I made a simple model with a resistive bridge, an ideal x100 amplifier and a simple class B transistor buffer with zero bias.
The distortion at 1V peak was about 0.1% and only 3rd harmonic.
Changed to a standard negative feedback only and distortion was 0.3% 3rd and a slew of higher harmonics
 
I have to apologize to you all and to the late Peter Walker, because what I wrote about his challenge was quite inaccurate. I read the article some 25 years ago and apparently didn't remember it accurately anymore.

Anyway, the article is "Can you hear any difference?
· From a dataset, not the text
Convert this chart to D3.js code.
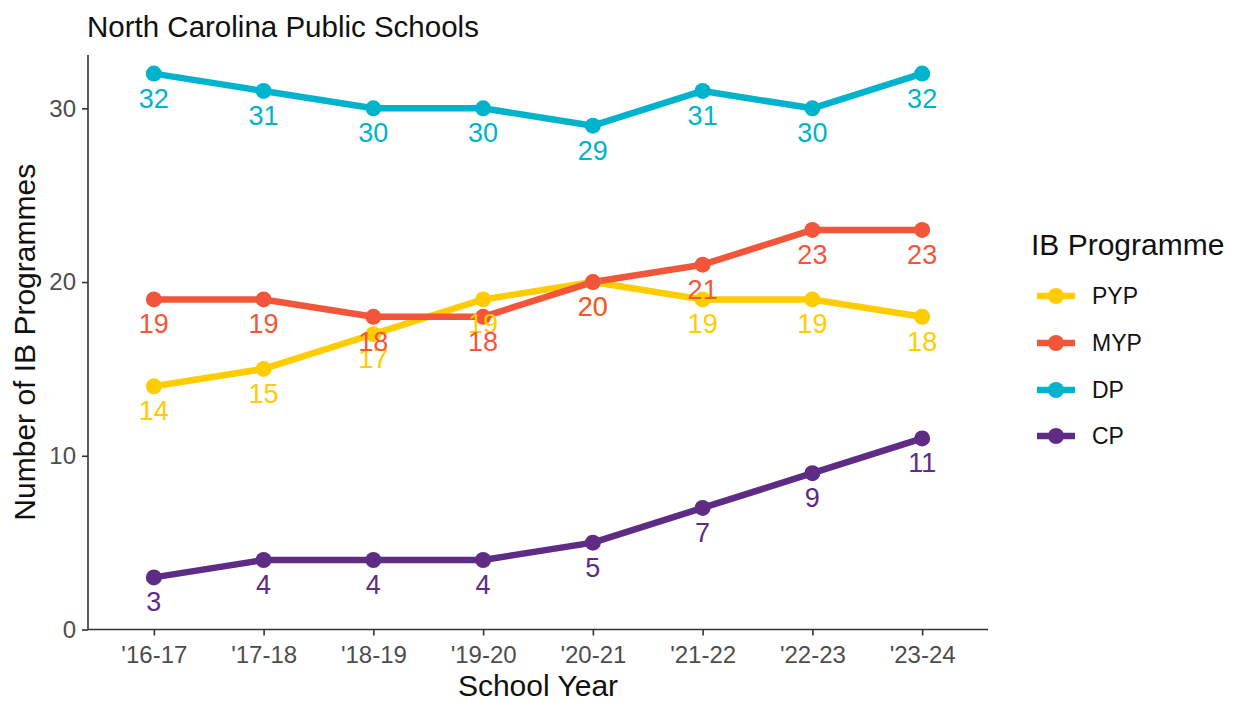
<!DOCTYPE html>
<html><head><meta charset="utf-8">
<script src="https://cdn.jsdelivr.net/npm/d3@7"></script>
<style>body{margin:0;background:#fff}svg{display:block;font-family:"Liberation Sans",Arial,sans-serif}</style>
</head><body><svg id="c" width="1236" height="701"></svg>
<script>
const years = ["'16-17","'17-18","'18-19","'19-20","'20-21","'21-22","'22-23","'23-24"];
const programmes = ["PYP","MYP","DP","CP"];
const colors = ["#FFCC00","#F2563A","#00B3CC","#5E2C85"];
const PYP = [14,15,17,19,20,19,19,18];
const MYP = [19,19,18,18,20,21,23,23];
const DP  = [32,31,30,30,29,31,30,32];
const CP  = [3,4,4,4,5,7,9,11];
const yTicks = [0,10,20,30];
const seriesValues = [PYP, MYP, DP, CP];

const svg = d3.select("#c");
const L = 88, R = 988, T = 55, B = 629.5;
const step = (R - L) / (years.length - 1 + 1.2);
const x = d3.scalePoint().domain(years).range([L + 0.6*step, R - 0.6*step]);
const y = d3.scaleLinear().domain([0, 33.07]).range([B, T]);

const series = programmes.map((p,i)=>({name:p,color:colors[i],vals:seriesValues[i].map((v,j)=>({x:years[j],y:v}))}));

// axes
const xa = svg.append("g").attr("transform",`translate(0,${B})`)
  .call(d3.axisBottom(x).tickSize(6).tickPadding(6));
xa.select(".domain").attr("stroke","#333").attr("stroke-width",1.6).attr("d",`M${L},0H${R}`);
xa.selectAll(".tick line").attr("stroke","#333").attr("stroke-width",1.6);
xa.selectAll(".tick text").attr("fill","#4D4D4D").attr("font-size",24).attr("font-family","Liberation Sans, Arial, sans-serif").attr("dy","0.9em");

const ya = svg.append("g").attr("transform",`translate(${L},0)`)
  .call(d3.axisLeft(y).tickValues(yTicks).tickSize(6).tickPadding(6).tickFormat(d3.format("d")));
ya.select(".domain").attr("stroke","#333").attr("stroke-width",1.6).attr("d",`M0,${T}V${B}`);
ya.selectAll(".tick line").attr("stroke","#333").attr("stroke-width",1.6);
ya.selectAll(".tick text").attr("fill","#4D4D4D").attr("font-size",24).attr("font-family","Liberation Sans, Arial, sans-serif");

const line = d3.line().x(d=>x(d.x)).y(d=>y(d.y));
const g = svg.append("g");
series.forEach(s=>{
  g.append("path").datum(s.vals).attr("d",line).attr("fill","none").attr("stroke",s.color).attr("stroke-width",6.5).attr("stroke-linejoin","round");
});
series.forEach(s=>{
  g.selectAll(null).data(s.vals).enter().append("circle").attr("cx",d=>x(d.x)).attr("cy",d=>y(d.y)).attr("r",8).attr("fill",s.color);
});
series.forEach(s=>{
  g.selectAll(null).data(s.vals).enter().append("text").attr("x",d=>x(d.x)).attr("y",d=>y(d.y)+34)
    .attr("text-anchor","middle").attr("font-size",27).attr("fill",s.color).text(d=>d.y);
});

// titles
svg.append("text").attr("x",87).attr("y",37).attr("font-size",29.5).attr("fill","#111").text("North Carolina Public Schools");
svg.append("text").attr("x",(L+R)/2).attr("y",696).attr("text-anchor","middle").attr("font-size",30).attr("fill","#111").text("School Year");
svg.append("text").attr("transform",`translate(35,${(T+B)/2}) rotate(-90)`).attr("text-anchor","middle").attr("font-size",30).attr("fill","#111").text("Number of IB Programmes");

// legend
const lg = svg.append("g");
lg.append("text").attr("x",1031).attr("y",255).attr("font-size",30).attr("fill","#111").text("IB Programme");
const keyY = [296,343,390,436];
series.forEach((s,i)=>{
  const ky = keyY[i];
  lg.append("line").attr("x1",1037).attr("x2",1075).attr("y1",ky).attr("y2",ky).attr("stroke",s.color).attr("stroke-width",6.5);
  lg.append("circle").attr("cx",1056).attr("cy",ky).attr("r",8).attr("fill",s.color);
  lg.append("text").attr("x",1092).attr("y",ky+8).attr("font-size",23).attr("fill","#111").text(s.name);
});
</script></body></html>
The Quad amplifier listening test challenge described by Adrian Hope", Hi-Fi news & record review, June 1978, pages 73, 75 and 77 and it was a test between three generations of Quad amplifiers: the Quad II valve amplifier (actually three of them in parallel) and the Quad-303 and Quad-405 solid-state amplifiers. Peter Walker expected these to sound the same and was prepared to pay 5000 pounds to be proved wrong.

A panel of six people, three audio journalists, someone from the BBC and two from loudspeaker companies, listened under double-blind conditions. The tests were organized by James Moir and Associates and it was organized such that if anyone on the panel reliably heard a difference, the overall test result would be significant. (Walker actually preferred a test where an amplifier plus attenuator would be compared to a wire, but the panel preferred to test amplifiers against each other.) The results were in accordance with pure chance.
 
I am afraid that is untrue.
Can anyone else see why?

HInt:
The stated purpose of the balanced bridge is to remove the power transistor Vbe from being fed back to the transconductance amplifier input. It does this when balanced by making the difference in voltage between the output and the feedback path to the linear amplifier independent of Vbe.

Compare this to how a conventional NFB arrangement fed by a transconductance amplifier works...
eg: An inverting transconductance amp feeding the bases of the unbiased transistor emitter followers which then connect to the speaker. The feedback is taken from the speaker output. So pretty much the same thing as the current dumper without all the bridge components.


No, if you think about what happens from a qualitive point of view, as the output transistors switch there is step change, as the output transistor is fed into an inductor these high order harmonics see a high impedance load and are attenuated, these then see the class A error correcting amplifier, which being class A is low input impedance attenuating the harmonics further.